LAKE MARY, FLORIDA (JAN. 31, 2020) —
CapAcuity, the executive benefits consulting and asset management firm, announced today that over the previous year it significantly increased staff, added locations and market reach, and dramatically expanded relationships with advisory firms—and that the firm’s client assets under management and administration have reached over $5 billion.
According to the company’s leadership, the reason for CapAcuity’s dramatic growth is that it has identified and met critical market needs. “We’ve seen numerous important market trends in the business and tax environment which impact executive benefit plans and the companies sponsoring them,” said Chief Executive Officer Peter Cahall. “CapAcuity’s mission is to assist plan sponsors to address these new market realities.”
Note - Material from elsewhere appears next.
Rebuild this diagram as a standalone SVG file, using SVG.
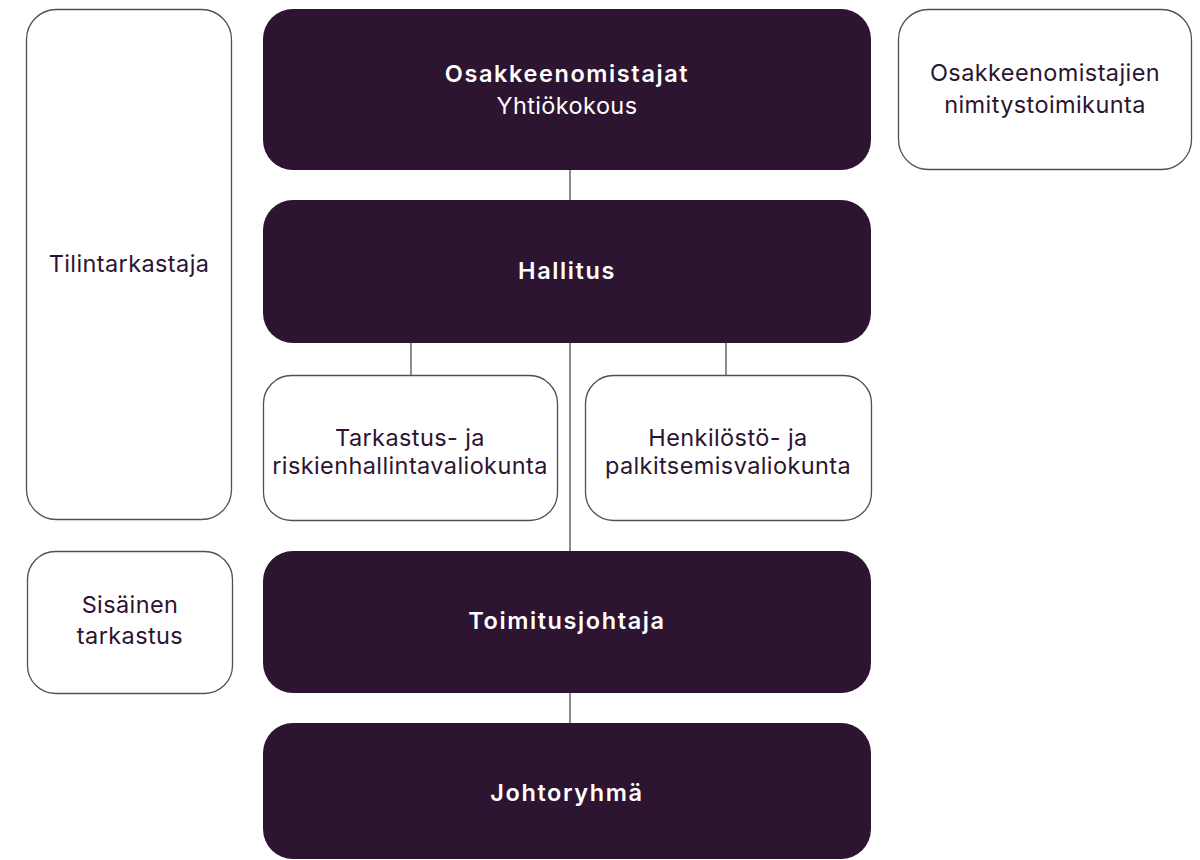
<svg xmlns="http://www.w3.org/2000/svg" width="1200" height="860" viewBox="0 0 1200 860">
<style>
.dark{fill:#2d1430}
.light{fill:#ffffff;stroke:#5a4a5c;stroke-width:1.3}
.t{font-family:Inter,"Noto Sans",sans-serif;font-size:23.5px;letter-spacing:0.4px;text-anchor:middle}
.w{fill:#ffffff}
.d{fill:#2d1430}
.b{font-weight:600;letter-spacing:1.6px}
.c{stroke:#5a4a5c;stroke-width:1.3;fill:none}
</style>
<rect width="1200" height="860" fill="#ffffff"/>
<g id="connectors">
<line class="c" x1="570" y1="170" x2="570" y2="200"/>
<line class="c" x1="570" y1="343" x2="570" y2="551"/>
<line class="c" x1="570" y1="693" x2="570" y2="723"/>
<line class="c" x1="411" y1="343" x2="411" y2="375"/>
<line class="c" x1="726" y1="343" x2="726" y2="375"/>
</g>
<g id="tilintarkastaja">
<rect class="light" x="26.5" y="9.5" width="205" height="510" rx="30"/>
<text class="t d" x="129" y="272">Tilintarkastaja</text>
</g>
<g id="osakkeenomistajat">
<rect class="dark" x="263" y="9" width="608" height="161" rx="30"/>
<text class="t w b" x="567" y="82">Osakkeenomistajat</text>
<text class="t w" x="567" y="114">Yhtiökokous</text>
</g>
<g id="nimitystoimikunta">
<rect class="light" x="898.5" y="9.5" width="293" height="160" rx="30"/>
<text class="t d" x="1045" y="81">Osakkeenomistajien</text>
<text class="t d" x="1045" y="113">nimitystoimikunta</text>
</g>
<g id="hallitus">
<rect class="dark" x="263" y="200" width="608" height="143" rx="30"/>
<text class="t w b" x="567" y="279">Hallitus</text>
</g>
<g id="tarkastusvaliokunta">
<rect class="light" x="263.5" y="375.5" width="294" height="145" rx="28"/>
<text class="t d" x="410" y="446">Tarkastus- ja</text>
<text class="t d" x="410" y="474">riskienhallintavaliokunta</text>
</g>
<g id="henkilostovaliokunta">
<rect class="light" x="585.5" y="375.5" width="286" height="145" rx="28"/>
<text class="t d" x="728" y="446">Henkilöstö- ja</text>
<text class="t d" x="728" y="474">palkitsemisvaliokunta</text>
</g>
<g id="sisainen">
<rect class="light" x="27.5" y="551.5" width="205" height="142" rx="28"/>
<text class="t d" x="130" y="613">Sisäinen</text>
<text class="t d" x="130" y="644">tarkastus</text>
</g>
<g id="toimitusjohtaja">
<rect class="dark" x="263" y="551" width="608" height="142" rx="30"/>
<text class="t w b" x="567" y="629">Toimitusjohtaja</text>
</g>
<g id="johtoryhma">
<rect class="dark" x="263" y="723" width="608" height="136" rx="30"/>
<text class="t w b" x="567" y="801">Johtoryhmä</text>
</g>
</svg>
CapAcuity’s team of experts has extensive experience in all forms of executive retirement and benefit programs. Cahall noted that this team grew substantially last year, including managing directors as well as consultants, financial analysts, and client service professionals. The firm’s locations expanded as well, with offices in Albany NY and Boston MA added to CapAcuity’s Orlando FL headquarters.
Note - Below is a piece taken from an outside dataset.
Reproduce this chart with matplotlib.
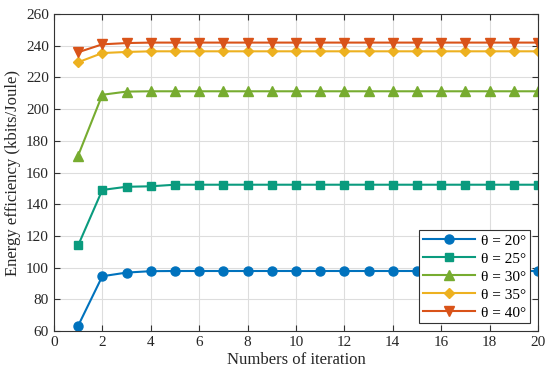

“We have experienced rapid growth because we’ve brought innovation and thought leadership into the marketplace,” added Chief Operating Officer Bryant Kirk. “Our proprietary technology and financial management systems enable us to help plan sponsors minimize the adverse effects of market volatility and improve their financial results.”
“Where we’ve been particularly innovative,” Kirk continued, “is taking a fresh look at how these plans can be structured in order to take advantage of recent changes in legislation and the financial markets. CapAcuity draws on the entire universe of strategies that can be used to fund and hedge executive benefit plans, to tailor solutions to each plan sponsor’s unique circumstances and needs.”
“People, technology, and innovation are key factors that have quickly made us an industry leader in executive benefits,” Cahall said. “Each of these contributed to our outstanding results last year, and we have even higher expectations as we continue to drive change in the executive benefits marketplace.”